▶ _Task instructions_
Repeat what the lines below say, word for word, and skip every image.

▶ _Supplied information_
──────────

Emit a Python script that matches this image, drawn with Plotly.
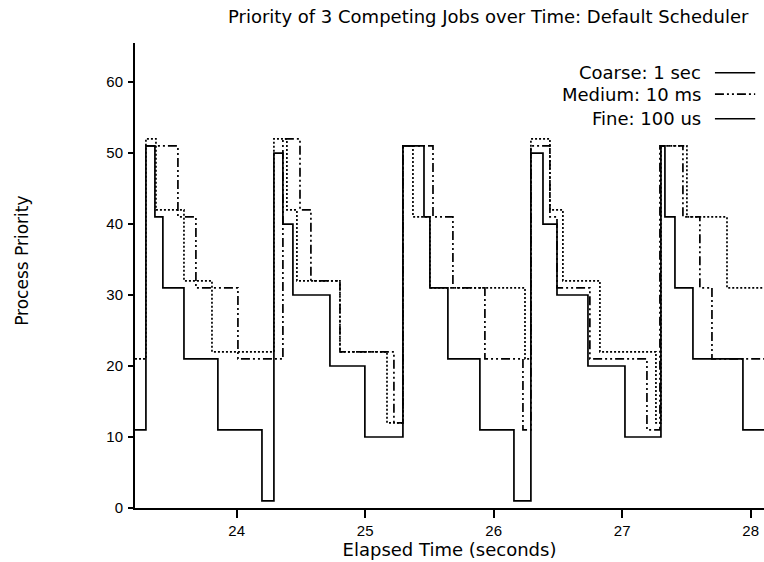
import plotly.graph_objects as go

# Time (seconds) at which each priority level starts; last point closes the final step
coarse_t = [23.209, 23.294, 23.364, 23.426, 23.590, 23.854, 24.197,
            24.290, 24.360, 24.438, 24.726, 24.998,
            25.294, 25.458, 25.504, 25.644, 25.893, 26.158,
            26.290, 26.384, 26.493, 26.734, 27.022,
            27.302, 27.333, 27.411, 27.551, 27.940, 28.2]
coarse_p = [11, 51, 41, 31, 21, 11, 1,
            50, 40, 30, 20, 10,
            51, 41, 31, 21, 11, 1,
            50, 40, 30, 20, 10,
            51, 41, 31, 21, 11, 11]

medium_t = [23.294, 23.543, 23.683, 24.010,
            24.360, 24.493, 24.578, 24.804, 25.224,
            25.294, 25.528, 25.683, 25.932, 26.228,
            26.290, 26.438, 26.493, 26.749, 27.193,
            27.294, 27.473, 27.605, 27.699, 28.2]
medium_p = [51, 41, 31, 21,
            52, 42, 32, 22, 12,
            51, 41, 31, 21, 11,
            51, 41, 31, 21, 11,
            51, 41, 31, 21, 21]

fine_t = [23.209, 23.294, 23.372, 23.590, 23.808,
          24.290, 24.391, 24.469, 24.804, 25.170,
          25.294, 25.372, 25.504, 26.244,
          26.290, 26.438, 26.539, 26.827, 27.263,
          27.302, 27.504, 27.816, 28.2]
fine_p = [21, 52, 42, 32, 22,
          52, 42, 32, 22, 12,
          51, 41, 31, 21,
          52, 42, 32, 22, 12,
          51, 41, 31, 31]

series_names = ["Coarse: 1 sec", "Medium: 10 ms", "Fine: 100 us"]
x_ticks = [24, 25, 26, 27, 28]
y_ticks = [0, 10, 20, 30, 40, 50, 60]

FONT = "DejaVu Sans"
TICKFONT = "Liberation Sans"
DASHDOT = "9px,3px,2px,3px,2px,3px"

fig = go.Figure()
fig.add_trace(go.Scatter(x=coarse_t, y=coarse_p, mode="lines", line_shape="hv",
                         name=series_names[0], line=dict(color="black", width=1.7)))
fig.add_trace(go.Scatter(x=medium_t, y=medium_p, mode="lines", line_shape="hv",
                         name=series_names[1], line=dict(color="black", width=1.7, dash=DASHDOT)))
fig.add_trace(go.Scatter(x=fine_t, y=fine_p, mode="lines", line_shape="hv",
                         name=series_names[2], line=dict(color="black", width=1.7, dash="2px,2px")))

# hand-drawn legend matching the reference layout
legend_y = [0.936, 0.890, 0.837]
legend_dash = ["solid", DASHDOT, "solid"]
for name, yy, dsh in zip(series_names, legend_y, legend_dash):
    fig.add_annotation(xref="paper", yref="paper", x=0.903, y=yy, text=name,
                       showarrow=False, xanchor="right", yanchor="middle",
                       font=dict(family=FONT, size=18, color="black"))
    fig.add_shape(type="line", xref="paper", yref="paper", x0=0.922, x1=0.986,
                  y0=yy, y1=yy, line=dict(color="black", width=1.6, dash=dsh))

# y-axis title, placed as in the reference (slightly above the plot centre)
fig.add_annotation(xref="paper", yref="paper", x=-0.18, y=0.531, text="Process Priority",
                   textangle=-90, showarrow=False, xanchor="center", yanchor="middle",
                   font=dict(family=FONT, size=17, color="black"))

fig.update_layout(
    width=764, height=562,
    margin=dict(l=135, r=0, t=43, b=54),
    paper_bgcolor="white", plot_bgcolor="white",
    showlegend=False,
    font=dict(family=FONT, size=16, color="black"),
    title=dict(text="Priority of 3 Competing Jobs over Time: Default Scheduler",
               x=0.639, xref="container", xanchor="center",
               y=0.97, yref="container", yanchor="middle",
               font=dict(family=FONT, size=18, color="black")),
)
fig.update_xaxes(range=[23.209, 28.104], tickvals=x_ticks, ticktext=[str(v) for v in x_ticks],
                 showgrid=False, zeroline=False, showline=True, linecolor="black", linewidth=2,
                 ticks="outside", ticklen=8, tickwidth=1.5, tickcolor="black",
                 tickfont=dict(family=TICKFONT, size=15),
                 title=dict(text="Elapsed Time (seconds)", standoff=0,
                            font=dict(family=FONT, size=18)))
fig.update_yaxes(range=[0, 65.5], tickvals=y_ticks,
                 showgrid=False, zeroline=False, showline=True, linecolor="black", linewidth=2,
                 ticks="outside", ticklen=5, tickwidth=1.5, tickcolor="black",
                 ticklabelstandoff=2,
                 tickfont=dict(family=TICKFONT, size=15))

fig.write_html("out.html", config={"displayModeBar": False},
               post_script="document.body.style.margin='0';document.body.style.overflow='hidden';")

──────────

▶ _Right answer_
Emit a Python script that matches this image, drawn with Plotly.
import plotly.graph_objects as go

# Time (seconds) at which each priority level starts; last point closes the final step
coarse_t = [23.209, 23.294, 23.364, 23.426, 23.590, 23.854, 24.197,
            24.290, 24.360, 24.438, 24.726, 24.998,
            25.294, 25.458, 25.504, 25.644, 25.893, 26.158,
            26.290, 26.384, 26.493, 26.734, 27.022,
            27.302, 27.333, 27.411, 27.551, 27.940, 28.2]
coarse_p = [11, 51, 41, 31, 21, 11, 1,
            50, 40, 30, 20, 10,
            51, 41, 31, 21, 11, 1,
            50, 40, 30, 20, 10,
            51, 41, 31, 21, 11, 11]

medium_t = [23.294, 23.543, 23.683, 24.010,
            24.360, 24.493, 24.578, 24.804, 25.224,
            25.294, 25.528, 25.683, 25.932, 26.228,
            26.290, 26.438, 26.493, 26.749, 27.193,
            27.294, 27.473, 27.605, 27.699, 28.2]
medium_p = [51, 41, 31, 21,
            52, 42, 32, 22, 12,
            51, 41, 31, 21, 11,
            51, 41, 31, 21, 11,
            51, 41, 31, 21, 21]

fine_t = [23.209, 23.294, 23.372, 23.590, 23.808,
          24.290, 24.391, 24.469, 24.804, 25.170,
          25.294, 25.372, 25.504, 26.244,
          26.290, 26.438, 26.539, 26.827, 27.263,
          27.302, 27.504, 27.816, 28.2]
fine_p = [21, 52, 42, 32, 22,
          52, 42, 32, 22, 12,
          51, 41, 31, 21,
          52, 42, 32, 22, 12,
          51, 41, 31, 31]

series_names = ["Coarse: 1 sec", "Medium: 10 ms", "Fine: 100 us"]
x_ticks = [24, 25, 26, 27, 28]
y_ticks = [0, 10, 20, 30, 40, 50, 60]

FONT = "DejaVu Sans"
TICKFONT = "Liberation Sans"
DASHDOT = "9px,3px,2px,3px,2px,3px"

fig = go.Figure()
fig.add_trace(go.Scatter(x=coarse_t, y=coarse_p, mode="lines", line_shape="hv",
                         name=series_names[0], line=dict(color="black", width=1.7)))
fig.add_trace(go.Scatter(x=medium_t, y=medium_p, mode="lines", line_shape="hv",
                         name=series_names[1], line=dict(color="black", width=1.7, dash=DASHDOT)))
fig.add_trace(go.Scatter(x=fine_t, y=fine_p, mode="lines", line_shape="hv",
                         name=series_names[2], line=dict(color="black", width=1.7, dash="2px,2px")))

# hand-drawn legend matching the reference layout
legend_y = [0.936, 0.890, 0.837]
legend_dash = ["solid", DASHDOT, "solid"]
for name, yy, dsh in zip(series_names, legend_y, legend_dash):
    fig.add_annotation(xref="paper", yref="paper", x=0.903, y=yy, text=name,
                       showarrow=False, xanchor="right", yanchor="middle",
                       font=dict(family=FONT, size=18, color="black"))
    fig.add_shape(type="line", xref="paper", yref="paper", x0=0.922, x1=0.986,
                  y0=yy, y1=yy, line=dict(color="black", width=1.6, dash=dsh))

# y-axis title, placed as in the reference (slightly above the plot centre)
fig.add_annotation(xref="paper", yref="paper", x=-0.18, y=0.531, text="Process Priority",
                   textangle=-90, showarrow=False, xanchor="center", yanchor="middle",
                   font=dict(family=FONT, size=17, color="black"))

fig.update_layout(
    width=764, height=562,
    margin=dict(l=135, r=0, t=43, b=54),
    paper_bgcolor="white", plot_bgcolor="white",
    showlegend=False,
    font=dict(family=FONT, size=16, color="black"),
    title=dict(text="Priority of 3 Competing Jobs over Time: Default Scheduler",
               x=0.639, xref="container", xanchor="center",
               y=0.97, yref="container", yanchor="middle",
               font=dict(family=FONT, size=18, color="black")),
)
fig.update_xaxes(range=[23.209, 28.104], tickvals=x_ticks, ticktext=[str(v) for v in x_ticks],
                 showgrid=False, zeroline=False, showline=True, linecolor="black", linewidth=2,
                 ticks="outside", ticklen=8, tickwidth=1.5, tickcolor="black",
                 tickfont=dict(family=TICKFONT, size=15),
                 title=dict(text="Elapsed Time (seconds)", standoff=0,
                            font=dict(family=FONT, size=18)))
fig.update_yaxes(range=[0, 65.5], tickvals=y_ticks,
                 showgrid=False, zeroline=False, showline=True, linecolor="black", linewidth=2,
                 ticks="outside", ticklen=5, tickwidth=1.5, tickcolor="black",
                 ticklabelstandoff=2,
                 tickfont=dict(family=TICKFONT, size=15))

fig.write_html("out.html", config={"displayModeBar": False},
               post_script="document.body.style.margin='0';document.body.style.overflow='hidden';")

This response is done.